Today my new mobile phone, a cute little Sony Ericsson K700i, arrived. This is a marvel of technology which Just Works and Does The Right Thing from beginning to end.

First I had to move my address book from old phone (a T68i). This isn't as easy as just it used to be, when one could save it on the SIM, as both my old and new phones use a more powerful data format and you lose data when exported to the SIM. I knew that both phones supported IrMC, a synchronisation protocol, so I installed Multisync. Despite having a rather overly-complex interface, it pretty much does what it says. I created a new synchronisation pair, one end of which was a Bluetooth phone and the other end was the Backup source, which simply stores what it is sent. Doing the synchronisation was trivial: point the Bluetooth source at my old phone and ask it to sync, and seconds later I had all of my contacts on my laptop in vCards. Change the Bluetooth source to my new phone, tell the Backup source to Restore All, and ask it to sync again. Another 5 seconds later and my address book is on the new phone, complete with Home/Work/Mobile annotations.

Next, to do something about the look of the interface. The default theme is not too bad, but I do feel like a walking Vodafone advert. I quickly searched around the Internet and downloaded a number of .thm files, which are themes. I expected these to be some proprietary format, but Nautilus did a MIME sniff and swore they were tarballs. I doubted this, double-clicked, and the theme opened in File Roller... Themes for this phone are a tarball of images (PNG, JPEG and GIF for the themes I had) and an XML file to define the theme. Getting the themes onto the phone was no trouble at all thanks to Edd's excellent gnome-bluetooth tools, right-click on the file, press Send via Bluetooth and select the right phone.

But the surprises didn't end there... I had a look through the supplied images, most of which were photos but there were a few short (and mediocre) movies. One of them caught my eye as it had very sharp lines and flat colours, and found out that it is actually an animated SVG file. Invalid is may be (the xlink namespace isn't declared) but Inkscape could still open it, despite not understanding animated SVGs.

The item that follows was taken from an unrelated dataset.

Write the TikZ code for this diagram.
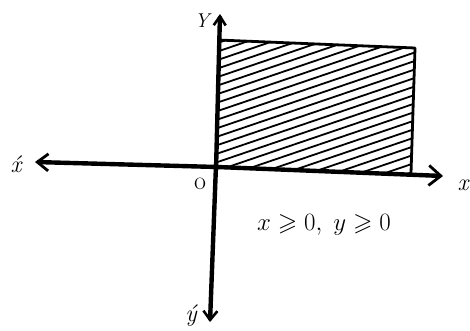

So what is next? The phone has a calendar/task list so I'll probably try (again) to use the Evolution calendar for more than birthdays, and export it to the phone (and my iPod, so I've no excuse for missing an appointment). All in all, a very satisfying play with a new phone. I'm don't expect the media player to support Ogg Vorbis or Ogg Theora, but XML, SVG and PNG is a very good step in the right direction. Kudos to Sony Ericsson!

NP: Music For The Mature B-Boy, DJ Format

18:21 Thursday, 23 Sep 2004 [#] [computers] (9 comments)

Posted by Baptiste Mille-Mathias at Thu Sep 23 19:18:16 2004:
I've just buy a SonyEricsson T630, and now I'm waiting for my bluetooth dongle, to try the gnome-bluetooth stuff. I'm very excited to try to sync my evo data with my phone.
The T630 is a very good phone, but not such as yours. I don't know if it use the same technology as the K700i.

Have fun with it
Posted by jpl at Thu Sep 23 20:29:36 2004:
s/loose/lose/
Posted by Doug McMorris at Fri Sep 24 06:49:45 2004:
I've got a T610, not as fancy as the T630 or k700, but it does the trick... lots of good stuff happens when you setup evolution and multisync:

http://multisync.sourceforge.net/

In windows, if you sync, recurring events dont' work, but with multisync they automagically do... the really nice thing is that you can set the phone to automatically change profiles durring scheduled events, so it will turn off sounds durring any meetings in your calendar... definately take a look at multisync... i think they are working on evo 2 support, but is not in yet
Posted by Baptiste Mille-Mathias at Fri Sep 24 12:31:14 2004:
Thanks Doug, for so much explanation.
Posted by David Hunnisett at Fri Sep 24 14:42:08 2004:
what are you doing with the old phone? hint hint :)
Posted by Ross at Fri Sep 24 14:49:08 2004:
David -- it's a very battered phone.  The only key which can you see all of the numbers/letters on is 5, the screen is very badly scuffed, pushing down on the joystick doesn't always work and when it's on charge it will generally give you a small electric in the ear if you try and make a call.  You don't want it, trust me. :)
Posted by Wade Mealing at Sat Sep 25 07:42:30 2004:
But even after all this, the sonyericssons phones are the best that I have come across. Just lost my t610 to a washing machine, 2 years without a fault, have myself a new k700i.

I'm looking forward to testing the evo-2 sync support, as this currently doesn't work with the multisync code.
Posted by Dan at Wed Sep 29 10:43:33 2004:
You forgot to rant about Vodafone screwing up the functionality coz their lawyers freaked about DRM.
Posted by Chris Perry at Sat Nov 20 09:24:25 2004:
Hmm.  My experience with a Mac and a K700i was that syncing contacts lost all the addresses when synced to the phone and then, during a further sync, over-wrote the laptop data with the phone data -- so the addresses were all gone!

I had a backup, so that was OK, but I have read of this problem on another site and also had no such problems with a P800.